Wormlust/Haud Mundus - Oblivio Appositus
Total Holocaust Records
Black Metal
4 songs (38:40)
Release year: 2009
Total Holocaust Records
Reviewed by Charles
Archive review
Wormlust released an absolute gem of horrific black-ambient this year in Svarthol; a record good enough, in fact, to get me to fork out for this split from last year with Ireland’s Haud Mundus. On Oblivio Appositus, though, you can largely forget Svarthol’s washed-out expanses of proggy clean ambiance. Both bands are largely on the same hideous page here, offering a portmanteau of misshapen and grumbling depressive black metal. And, if you are in the mood, it is a captivating forty minutes of music.

Haud Mundus open with two contributions. The 13-minute monstrosity that is Veins of Stone is slithering and formless, repeatedly dying away into passages of abstract noise and sinister melody, before kicking up again into pulsating, barbarous riffing that evokes a more muscular Ruins of Beverast. It’s hard to find any real structure to it, but perhaps this doesn’t really matter if you are craving the aural equivalent of being dragged through a thorny ditch by your hair, for the entire duration of an icy winter night. And that’s why you buy sort of thing, isn’t it? Forever Desiccate the Seed initially seems more shapely, opening with some almost Opeth-ian 6/8 melodic fire, but this too derails again and again into ghastly catacombs of hissing death sound effects and grimly mumbling clean melodies.

Not to be outdone, Wormlust follows this Lovecraftian weirdness with something quite similar. This Icelandic project’s contributions are an exceptionally dark brace of tracks, winding slowly through crawling, dissonant riffs and dripping, fuzzy ambiance to create something quite spectacularly horrible. The Larvean Inauguration opens with a formlessly writhing mess of hazy black metal guitar and rusty percussion, building up a kind of shambling steam into a decayed procession of groaning non-riffs. I can’t think of anything which just sounds as unrelentingly pestilential, and as cacklingly otherworldly.

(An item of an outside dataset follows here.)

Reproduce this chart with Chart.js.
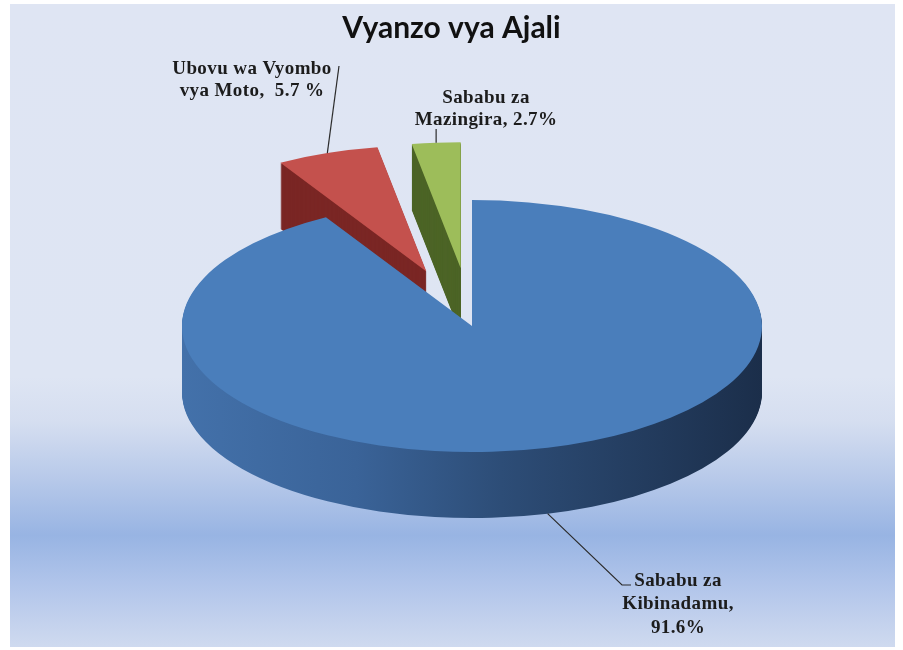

If you search, you will find melodies here, sometimes touching ones, but don’t listen to it for that reason. If you pay attention you will also find riffs, often crunching and menacing, but don’t listen to it for that reason, either. Listen to Oblivio Appositus because it is a frightening record, which evokes unfathomable cosmic horror in your mind as powerfully as any film or literature. This is what black metal should really be about.